Fluorinated branched polymer enables Ce6 and IR780 more effective for phototherapy

Abstract

AbstractPhototherapy is gradually becoming a primary technique for treating tumors due to increased efficacy and less side effects. It largely depends on the photosensitizers. Nevertheless, most of photosensitizers show poor stability, how to encapsulate or load them, especially multiple ones, for effective delivery is of paramount importance. To address the challenge, a hyperbranched polymer was prepared by a reversible addition‐fragmentation chain transfer polymerization, which is composed of 2,2,3,3‐Tetrafluoropropyl methacrylate (TFPMA), bis(2‐methacryloyl)oxyethyl disulfide (DSDMA) and poly(oligo ethylene glycol) methyl ether methacrylate (PEGMA).

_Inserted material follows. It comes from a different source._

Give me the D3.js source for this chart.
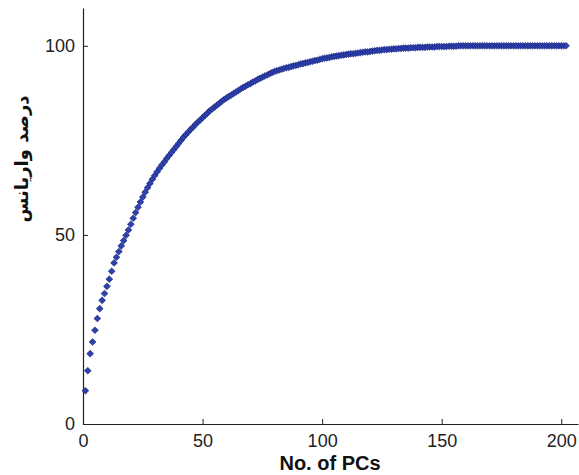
<html>
<script src='https://d3js.org/d3.v7.min.js'></script>
<style>
body {margin:0; background:#fff;}
.tick text {font-family:'Liberation Sans',Arial,sans-serif; font-size:18px; fill:#222;}
.domain, .tick line {stroke:#222;}
</style>
<body onload='init()'>
<svg width=579 height=475></svg>
<script>
// cumulative explained variance (%) for PC 1, 2, 3, ...
var variance = [
 8.8,14.1,18.6,21.7,24.8,27.9,30.5,32.7,34.5,36.4,
 38.3,40.4,42.6,44.1,45.6,47.1,48.5,49.9,51.3,52.8,
 54.4,55.9,57.3,58.7,60.0,61.3,62.5,63.6,64.7,65.7,
 66.7,67.6,68.5,69.3,70.2,71.0,71.8,72.6,73.4,74.2,
 75.0,75.8,76.5,77.2,77.9,78.5,79.2,79.8,80.4,81.0,
 81.6,82.2,82.8,83.3,83.8,84.3,84.8,85.3,85.8,86.2,
 86.6,87.0,87.4,87.8,88.2,88.6,89.0,89.3,89.7,90.0,
 90.4,90.7,91.1,91.4,91.7,92.0,92.3,92.6,92.9,93.2,
 93.4,93.6,93.8,94.0,94.2,94.3,94.5,94.7,94.8,95.0,
 95.2,95.3,95.5,95.6,95.8,95.9,96.1,96.2,96.4,96.6,
 96.7,96.8,96.9,97.1,97.2,97.3,97.4,97.5,97.6,97.7,
 97.8,97.9,97.9,98.0,98.1,98.2,98.3,98.4,98.4,98.5,
 98.6,98.7,98.8,98.8,98.9,99.0,99.0,99.1,99.1,99.2,
 99.2,99.3,99.3,99.4,99.4,99.4,99.5,99.5,99.5,99.6,
 99.6,99.6,99.6,99.7,99.7,99.7,99.7,99.8,99.8,99.8,
 99.8,99.8,99.9,99.9,99.9,99.9,100,100,100,100,
 100,100,100,100,100,100,100,100,100,100,
 100,100,100,100,100,100,100,100,100,100,
 100,100,100,100,100,100,100,100,100,100,
 100,100,100,100,100,100,100,100,100,100,
 100,100
]
var xTicks = [0, 50, 100, 150, 200]
var yTicks = [0, 50, 100]
var xTitle = "No. of PCs"
var yTitle = "درصد واریانس"

function init() {
var svg = d3.select("svg")
var x = d3.scaleLinear().domain([0, 207]).range([83, 578])
var y = d3.scaleLinear().domain([0, 110]).range([424, 8])

svg.append("g").attr("transform","translate(0,424)")
  .call(d3.axisBottom(x).tickValues(xTicks).tickSizeInner(-5).tickSizeOuter(0).tickPadding(10))
  .call(g => g.select(".domain").attr("stroke-width",1.2))
svg.append("g").attr("transform","translate(83,0)")
  .call(d3.axisLeft(y).tickValues(yTicks).tickSizeInner(-5).tickSizeOuter(0).tickPadding(8))
  .call(g => g.select(".domain").attr("stroke-width",1.2))

var diamond = "M0,-3.3L3.4,0L0,3.3L-3.4,0Z"
svg.append("g").selectAll("path")
  .data(variance).enter().append("path")
  .attr("d", diamond)
  .attr("transform", function(d,i) { return "translate(" + x(i+1) + "," + y(d) + ")" })
  .attr("fill", "#2c42ac")
  .attr("stroke", "#1b2380")
  .attr("stroke-width", 0.7)

svg.append("text").attr("x", 330).attr("y", 470)
  .attr("text-anchor","middle")
  .style("font-family","'Liberation Sans',Arial,sans-serif")
  .style("font-weight","bold").style("font-size","20px").style("fill","#111")
  .text(xTitle)

svg.append("text").attr("transform","translate(28,159) rotate(-90)")
  .attr("text-anchor","middle")
  .style("font-family","'DejaVu Sans',sans-serif")
  .style("font-weight","bold")
  .style("font-size","18px").style("fill","#111")
  .text(yTitle)
}
</script>
</body>
</html>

Benefiting from hydrophobic performance of fluorinated segments, this hyperbranched polymers can load hydrophobic IR780 (9%) and Ce6 (12%) due to self‐assembly and hydrophobic‐hydrophobic interaction. The final formed composite micelles showed good water dispersity, well biocompatibility, and strong stability. Remarkably, they had good photodynamic and photothemal abilities, enabling them to synergistically induce tumor cell apoptosis by oxidative damage and thermal ablation. This work offers a promising composites and strategy for loading photosensitizers stably and effectively towards cancer therapy.